◆ **Task inputs**

--

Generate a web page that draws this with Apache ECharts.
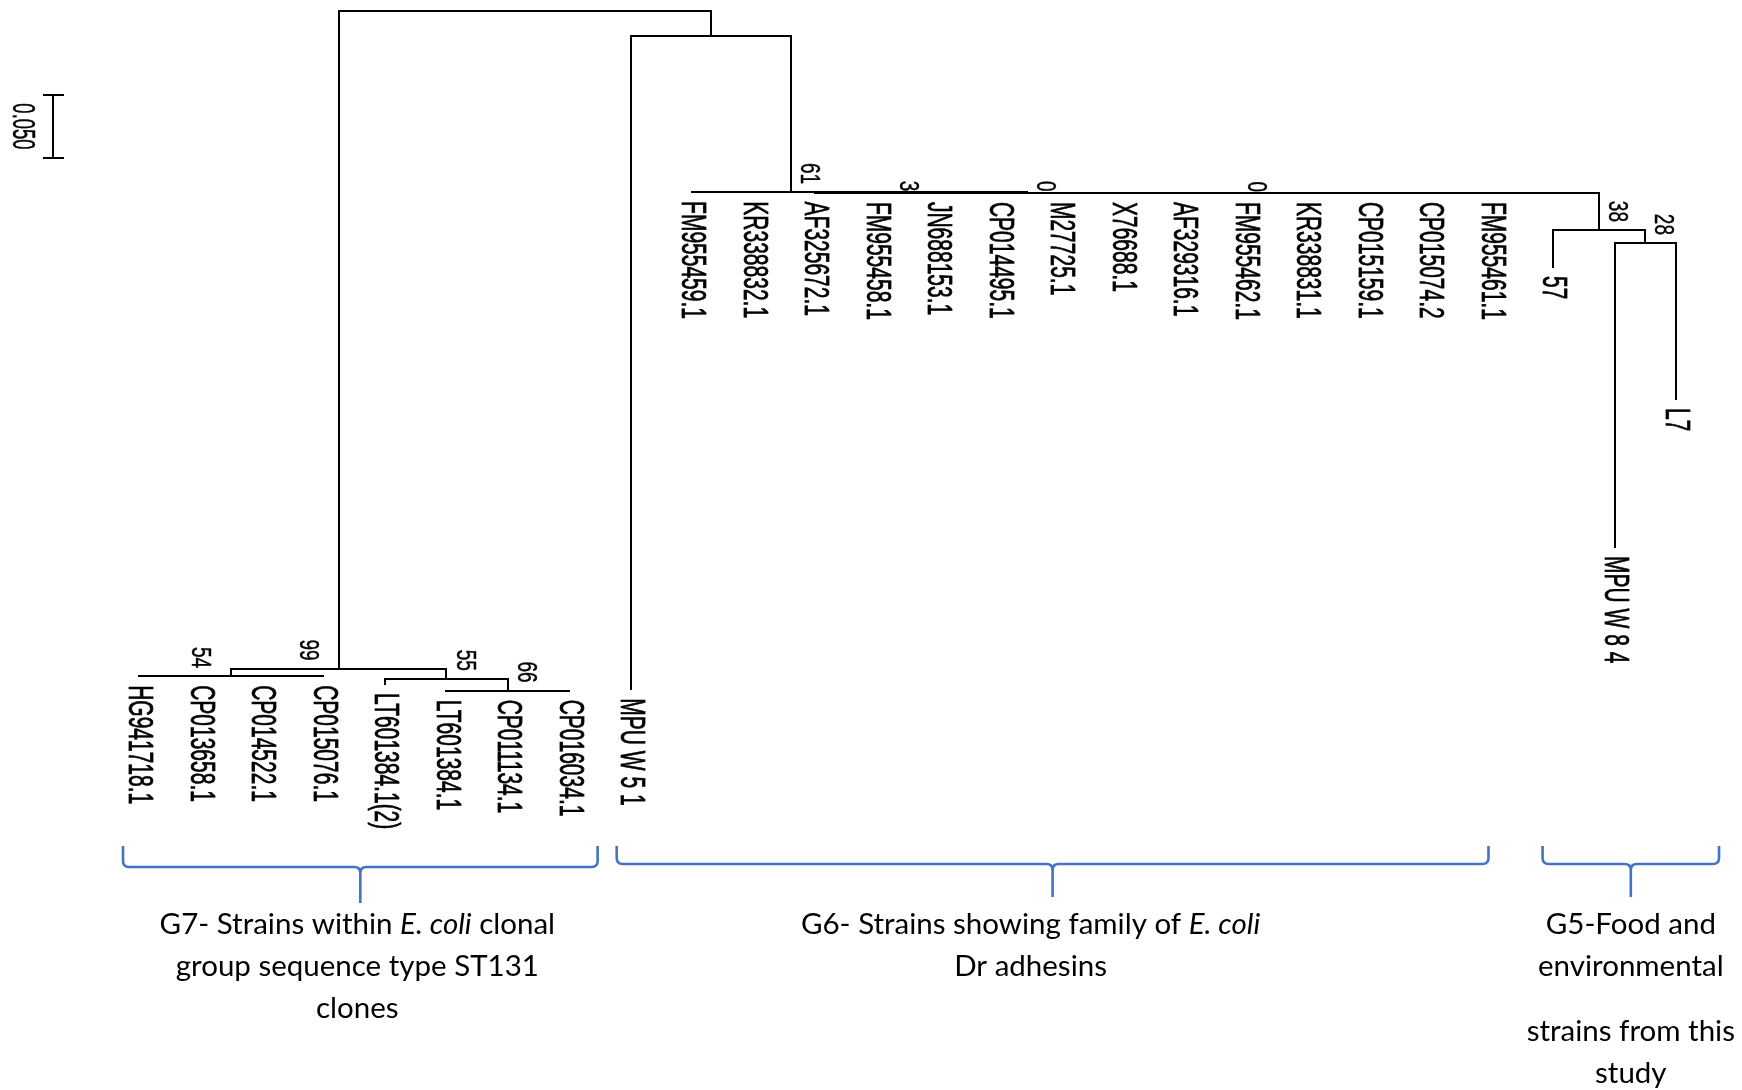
<!DOCTYPE html>
<html><head><meta charset="utf-8">
<script src="https://cdn.jsdelivr.net/npm/echarts@6/dist/echarts.min.js"></script>
<style>html,body{margin:0;padding:0;background:#fff}#c{width:1742px;height:1090px}</style>
</head><body><div id="c"></div>
<script>
// ---------- DATA ----------
const leafNames = ['HG941718.1','CP013658.1','CP014522.1','CP015076.1','LT601384.1(2)','LT601384.1','CP011134.1','CP016034.1','MPU W 5 1',
  'FM955459.1','KR338832.1','AF325672.1','FM955458.1','JN688153.1','CP014495.1','M27725.1','X76688.1','AF329316.1','FM955462.1',
  'KR338831.1','CP015159.1','CP015074.2','FM955461.1','57','MPU W 8 4','L7'];
// distance from root (substitutions/site)
const leafDepths = [0.5279,0.5279,0.5279,0.5279,0.5342,0.5394,0.5394,0.5394,0.5383,
  0.1437,0.1439,0.1441,0.1444,0.1444,0.1444,0.1444,0.1444,0.1444,0.1444,
  0.1444,0.1444,0.1444,0.1444,0.2032,0.4254,0.3079];
const nodeIds = ['root','A','G7','G7a','G7b','G7c','D1','D2','D3','D4','G5','G5a'];
const nodeChildren = [['G7','A'],[8,'D1'],['G7a','G7b'],[0,1,2,3],[4,'G7c'],[5,6,7],
  [9,'D2'],[10,'D3'],[11,'D4'],[12,13,14,15,16,17,18,19,20,21,22,'G5'],[23,'G5a'],[24,25]];
const nodeDepths = [0,0.0198,0.5219,0.5279,0.5301,0.5394,0.1437,0.1439,0.1441,0.1444,0.1738,0.1841];
const nodeSupport = ['','','99','54','55','66','61','3','0','0','38','28'];
const scaleBar = [[-1.4, 0.0667, 0.05]]; // [x slot, start depth, length]
const groupRanges = [[-0.26, 7.46], [7.77, 21.95], [22.83, 25.7]];
const groupParagraphs = [
  [['G7- Strains within {i|E. coli} clonal','group sequence type ST131','clones']],
  [['G6- Strains showing family of {i|E. coli}','Dr adhesins']],
  [['G5-Food and','environmental'],['strains from this','study']]
];

// ---------- TREE GEOMETRY ----------
const idx = {}; nodeIds.forEach((id,i)=>idx[id]=i);
const nodeX = [];
function xOf(c){ return typeof c === 'number' ? c : nx(idx[c]); }
function dOf(c){ return typeof c === 'number' ? leafDepths[c] : nodeDepths[idx[c]]; }
function nx(i){ if(nodeX[i]!=null) return nodeX[i]; const ch=nodeChildren[i]; nodeX[i]=(xOf(ch[0])+xOf(ch[ch.length-1]))/2; return nodeX[i]; }
nodeIds.forEach((_,i)=>nx(i));
const parentDepth = {};
const segs = [];
nodeIds.forEach((id,i)=>{
  const ch = nodeChildren[i], d = nodeDepths[i];
  segs.push([xOf(ch[0]), d, xOf(ch[ch.length-1]), d]);
  ch.forEach(c=>{
    const dc = dOf(c);
    if (typeof c !== 'number') parentDepth[c] = d;
    if (dc > d) segs.push([xOf(c), d, xOf(c), dc]);
  });
});
const supportData = [];
nodeIds.forEach((id,i)=>{ if(nodeSupport[i]!=='') supportData.push([nodeX[i], nodeDepths[i], i]); });
const leafData = leafNames.map((n,i)=>[i, leafDepths[i], i]);
const braceData = groupRanges.map((r,g)=>[r[0], r[1], g]);

const TREE_FONT = '"Liberation Sans", Arial, sans-serif';
const NOTE_FONT = 'Lato, "Open Sans", sans-serif';
const leftSupport = {G7:1, G7a:1};
const groupTextShift = [-3, -22, 0];
const R = v => Math.round(v);

const chart = echarts.init(document.getElementById('c'));
chart.setOption({
  animation: false,
  grid: {left: 139, top: 11, width: 1537, height: 1008},
  xAxis: {type: 'value', min: 0, max: 25, show: false},
  yAxis: {type: 'value', min: 0, max: 0.8, inverse: true, show: false},
  series: [
    { type: 'custom', name: 'branches', data: segs, dimensions: ['x1','y1','x2','y2'], encode: {x:[0,2], y:[1,3]},
      renderItem: (p, api) => {
        const a = api.coord([api.value(0), api.value(1)]);
        const b = api.coord([api.value(2), api.value(3)]);
        return {type:'line', shape:{x1:R(a[0]), y1:R(a[1]), x2:R(b[0]), y2:R(b[1])},
          style:{stroke:'#000', lineWidth:2, lineCap:'square'}};
      }
    },
    { type: 'custom', name: 'leaves', data: leafData, encode: {x:0, y:1},
      renderItem: (p, api) => {
        const i = api.value(2);
        const a = api.coord([api.value(0), api.value(1)]);
        return {type:'text', x:a[0], y:a[1]+9, rotation:-Math.PI/2, scaleY:1.7,
          style:{text: leafNames[i], fill:'#000', stroke:'#000', lineWidth:0.45, fontSize:21, fontFamily:TREE_FONT,
            textAlign:'left', textVerticalAlign:'middle'}};
      }
    },
    { type: 'custom', name: 'support', data: supportData, encode: {x:0, y:1},
      renderItem: (p, api) => {
        const i = api.value(2), id = nodeIds[i];
        const a = api.coord([api.value(0), api.value(1)]);
        const br = nodeDepths[i] - (parentDepth[id] ?? 0);
        const gap = br < 0.001 ? 1 : 8;
        return {type:'text', x:a[0] + (leftSupport[id] ? -31 : 18), y:a[1]-gap, rotation:-Math.PI/2, scaleY:1.5,
          style:{text: nodeSupport[i], fill:'#000', stroke:'#000', lineWidth:0.3, fontSize:19, fontFamily:TREE_FONT,
            textAlign:'right', textVerticalAlign:'middle'}};
      }
    },
    { type: 'custom', name: 'scale', data: scaleBar, encode: {x:0, y:1},
      renderItem: (p, api) => {
        const a = api.coord([api.value(0), api.value(1)]);
        const b = api.coord([api.value(0), api.value(1) + api.value(2)]);
        const x = R(a[0]), y1 = R(a[1]), y2 = R(b[1]);
        return {type:'group', children:[
          {type:'line', shape:{x1:x, y1:y1, x2:x, y2:y2}, style:{stroke:'#000', lineWidth:2}},
          {type:'line', shape:{x1:x-10, y1:y1, x2:x+11, y2:y1}, style:{stroke:'#000', lineWidth:2}},
          {type:'line', shape:{x1:x-10, y1:y2, x2:x+11, y2:y2}, style:{stroke:'#000', lineWidth:2}},
          {type:'text', x:x-31, y:(y1+y2)/2, rotation:-Math.PI/2, scaleY:1.7,
            style:{text: api.value(2).toFixed(3), fill:'#000', stroke:'#000', lineWidth:0.3, fontSize:18.5, fontFamily:TREE_FONT,
              textAlign:'center', textVerticalAlign:'middle'}}
        ]};
      }
    },
    { type: 'custom', name: 'groups', data: braceData, encode: {x:[0,1]},
      renderItem: (p, api) => {
        const g = api.value(2);
        const x0 = api.coord([api.value(0), 0])[0];
        const x1 = api.coord([api.value(1), 0])[0];
        const cx = (x0 + x1) / 2;
        const top = 846, h = g === 0 ? 867 : 864, tip = g === 0 ? 903 : 897, r = 6;
        const d = `M${x0},${top} L${x0},${h-r} Q${x0},${h} ${x0+r},${h} L${cx-r},${h} Q${cx},${h} ${cx},${h+r} L${cx},${tip} ` +
                  `M${x1},${top} L${x1},${h-r} Q${x1},${h} ${x1-r},${h} L${cx+r},${h} Q${cx},${h} ${cx},${h+r}`;
        const children = [{type:'path', shape:{pathData:d}, style:{stroke:'#4472C4', fill:'none', lineWidth:2.6}}];
        let y = 924;
        groupParagraphs[g].forEach((para, k) => {
          if (k > 0) y += 23;
          para.forEach(line => {
            children.push({type:'text', x: cx + groupTextShift[g], y: y,
              style:{text: line, fill:'#000', fontSize:29.5, fontFamily:NOTE_FONT, textAlign:'center', textVerticalAlign:'middle',
                rich:{i:{fontStyle:'italic', fontSize:29.5, fontFamily:NOTE_FONT}}}});
            y += 42;
          });
        });
        return {type:'group', children};
      }
    }
  ]
});
</script>
</body></html>
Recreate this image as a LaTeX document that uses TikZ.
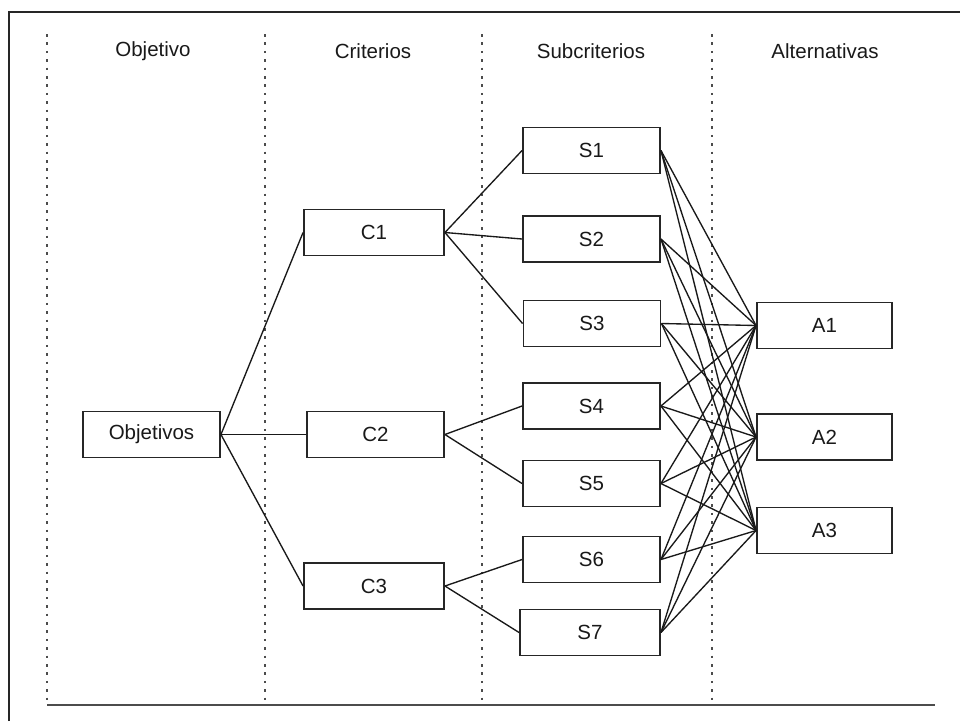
\documentclass[tikz,border=0pt]{standalone}
\usepackage{fontspec}
\setmainfont{Liberation Sans}
\begin{document}
\begin{tikzpicture}[x=1pt,y=-1pt,
  box/.style={draw=black!85, line width=1.9pt, minimum width=137pt, minimum height=46pt, inner sep=0pt, font=\fontsize{20.5}{22}\selectfont, text=black!90},
  head/.style={font=\fontsize{20.5}{22}\selectfont, text=black!90},
  link/.style={draw=black!90, line width=1.35pt},
  sep/.style={draw=black!70, line width=2.2pt, dash pattern=on 2.6pt off 5.8pt},
  frame/.style={draw=black!85, line width=2.4pt}]
\useasboundingbox (0,0) rectangle (960,721);
% outer frame
\coordinate (f1) at (9,721);
\coordinate (f2) at (9,12);
\coordinate (f3) at (960,12);
\draw[frame] (f1) -- (f2) -- (f3);
% separators
\foreach \x/\n in {47/a,265/b,482/c,712/d}{
  \coordinate (t\n) at (\x,34);
  \coordinate (b\n) at (\x,705);
  \draw[sep] (t\n) -- (b\n);
}
\coordinate (bl) at (47,705);
\coordinate (br) at (935,705);
\draw[draw=black!70, line width=2pt] (bl) -- (br);
% headers
\node[head] (h1) at (153,51) {Objetivo};
\node[head] (h2) at (373,51) {Criterios};
\node[head] (h3) at (591,51) {Subcriterios};
\node[head] (h4) at (825,51) {Alternativas};
% boxes
\node[box] (obj) at (151.5,434.5) {Objetivos};
\node[box, minimum width=140pt] (c1) at (374,232.5) {C1};
\node[box] (c2) at (375.5,434.5) {C2};
\node[box, minimum width=140pt] (c3) at (374,586) {C3};
\node[box] (s1) at (591.5,150.5) {S1};
\node[box] (s2) at (591.5,239) {S2};
\node[box] (s3) at (592,323.5) {S3};
\node[box] (s4) at (591.5,406) {S4};
\node[box] (s5) at (591.5,483.5) {S5};
\node[box] (s6) at (591.5,559.5) {S6};
\node[box, minimum width=140pt] (s7) at (590,632.5) {S7};
\node[box, minimum width=135pt] (a1) at (824.5,325.5) {A1};
\node[box, minimum width=135pt] (a2) at (824.5,437) {A2};
\node[box, minimum width=135pt] (a3) at (824.5,530.5) {A3};
% links
\foreach \c in {c1,c2,c3}{\draw[link] (obj.east) -- (\c.west);}
\foreach \s in {s1,s2,s3}{\draw[link] (c1.east) -- (\s.west);}
\foreach \s in {s4,s5}{\draw[link] (c2.east) -- (\s.west);}
\foreach \s in {s6,s7}{\draw[link] (c3.east) -- (\s.west);}
\foreach \s in {s1,s2,s3,s4,s5,s6,s7}{
  \foreach \a in {a1,a2,a3}{\draw[link] (\s.east) -- (\a.west);}
}
\end{tikzpicture}
\end{document}
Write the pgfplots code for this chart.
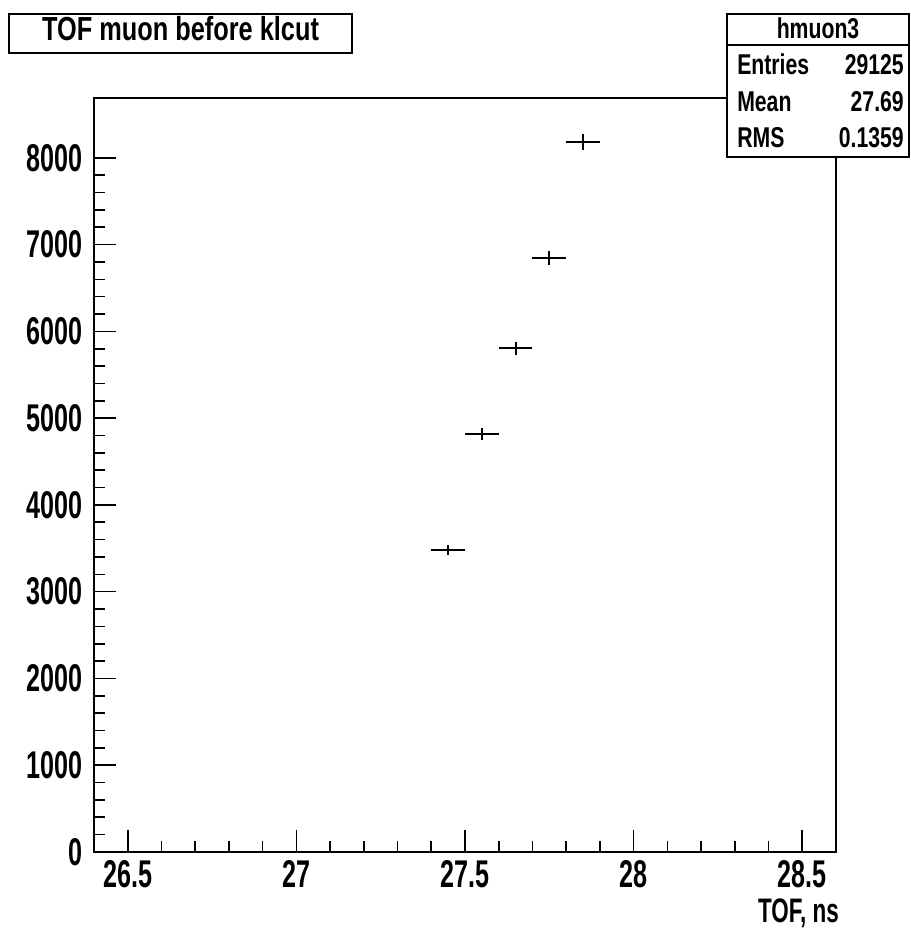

--

◆ **Task instructions**
In the data above, tally the lines holding "that" and answer with the figure only.

◆ **Final answer**
2